Once a rollout across the group’s eight TV stations and nine NPR radio stations is completed in early September, all member stations will have real-time content sharing, collaboration and distribution capabilities. The system will be configured at WFYI Indianapolis. Roger Rhodes, executive director of IPBS, say a couple of stations will come on to the network every few weeks throughout the summer.
“We’ve been discussing for years what we would do if we were interconnected,” says Rhodes. “All of those ideas can come to pass now.”
For example, Rhodes says each of the PBS stations have always wanted to carry more Indiana sports programming from local high school and colleges, but were challenged because content needed to be sent via satellite to Nebraska, where a PBS regional uplink center is located, and then shot back to the Indiana PBS station that wanted the content.
With the new network, one station could produce the game and share the content with the other stations in real-time on an easily accessible network.
“This new network gives everyone instant access — it’s essentially a station on-demand,” says Rhodes.
Other examples of sharing and collaborating on content include school quiz shows that each of the local PBS stations are already producing, says Rhodes. “Each station could have their particular region’s quiz show that could then feed into a statewide championship.”

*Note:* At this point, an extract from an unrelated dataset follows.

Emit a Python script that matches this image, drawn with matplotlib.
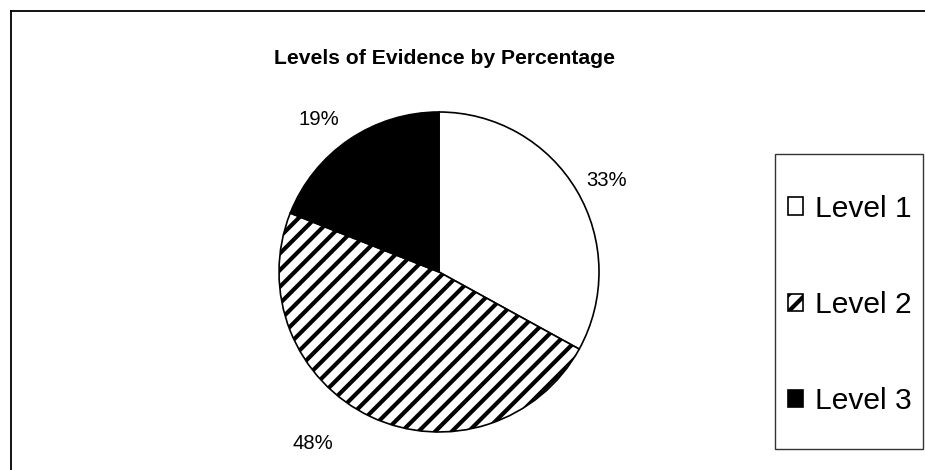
import matplotlib
matplotlib.use("Agg")
import matplotlib.pyplot as plt
from matplotlib.patches import Rectangle, Patch
from matplotlib.lines import Line2D
import numpy as np

plt.rcParams['font.family'] = ['Liberation Sans', 'DejaVu Sans']
plt.rcParams['hatch.linewidth'] = 3.0

title = "Levels of Evidence by Percentage"
categories = ["Level 1", "Level 2", "Level 3"]
values = [33, 48, 19]
pct_labels = ["33%", "48%", "19%"]
facecolors = ["white", "white", "black"]
hatches = ["", "//", ""]

W, H = 925, 470
fig = plt.figure(figsize=(W / 100, H / 100), dpi=100)

# outer chart border (top and left visible)
fig.add_artist(Line2D([11 / W, 1], [1 - 11 / H, 1 - 11 / H], color="black", lw=1.3, transform=fig.transFigure))
fig.add_artist(Line2D([11 / W, 11 / W], [0, 1 - 11 / H], color="black", lw=1.3, transform=fig.transFigure))

cx, cy, r = 439, 272, 160
ax = fig.add_axes([(cx - r) / W, (H - cy - r) / H, 2 * r / W, 2 * r / H])
wedges, _ = ax.pie(values, startangle=90, counterclock=False, colors=facecolors,
                   wedgeprops=dict(edgecolor="black", linewidth=1.2))
for w, h in zip(wedges, hatches):
    w.set_hatch(h)
ax.set_xlim(-1, 1)
ax.set_ylim(-1, 1)
ax.set_aspect("equal")
ax.axis("off")

# percentage labels placed outside the wedges
label_dist = [1.19, 1.33, 1.21]
angle_shift = [-2, -11, 4]
for w, lab, d, s in zip(wedges, pct_labels, label_dist, angle_shift):
    ang = np.deg2rad((w.theta1 + w.theta2) / 2 + s)
    ax.text(d * np.cos(ang), d * np.sin(ang), lab, ha="center", va="center",
            fontsize=14.6, clip_on=False)

fig.text(444 / W, 1 - 59 / H, title, ha="center", va="center", fontsize=15.2, fontweight="bold")

# legend frame
fig.add_artist(Rectangle((775 / W, 1 - 449 / H), (923 - 775) / W, (449 - 154) / H,
                         transform=fig.transFigure, fill=False, edgecolor="#333333", lw=1.0))
handles = [Patch(facecolor=fc, edgecolor="black", hatch=h, linewidth=1.2)
           for fc, h in zip(facecolors, hatches)]
leg = fig.legend(handles, categories, loc="center", bbox_to_anchor=(850 / W, 1 - 305 / H),
                 frameon=False, fontsize=21.6, handlelength=0.5, handleheight=0.5,
                 handletextpad=0.42, labelspacing=2.28)

fig.savefig("out.png", dpi=100)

By including the NPR radio stations in the network, broadcast video can be shared to publish on each radio station’s website and vice-versa, says Rhodes. News reports from NPR will likely make their way over to the local PBS station’s websites and potentially on-air.
Harris Broadcast was chosen as the key vendor for the IP network. The complete solution includes the company’s Selenio video networking solution, Intraplex IP Link 100 and 200 codecs for audio networking and its Magellan NMS solution for network-wide systems control and management.
Rhodes estimated the investment to be under $500,000 for IPBS.
The IP network is likely only the first step toward deeper collaboration and consolidation for IPBS, says Rhodes. While not finalized, he says he will know in the next few months if Indiana will follow New York and Florida with a centralcasting model and combine master control operations statewide.
“We see this as a threshold opportunity and we certainly maintain an interest in what’s going on in New York and Florida,” says Rhodes. “We should have enough information in the next six to eight weeks to assess any real savings under that model.”
The centralcasting model in New York is expected to save about $25 million in operating costs over the next decade. In Florida, about $300,000 to $500,000 is expected to be saved each year, mostly from cutting salaries, since there would only be one team of master control operators at the central hub, compared to an operator at each of the individual stations.
The PBS groups in New York and Florida used Evertz as their main vendor for their respective hub-and-spoke models. If decided to follow in that direction, Rhodes says he would explore all vendors, including Harris.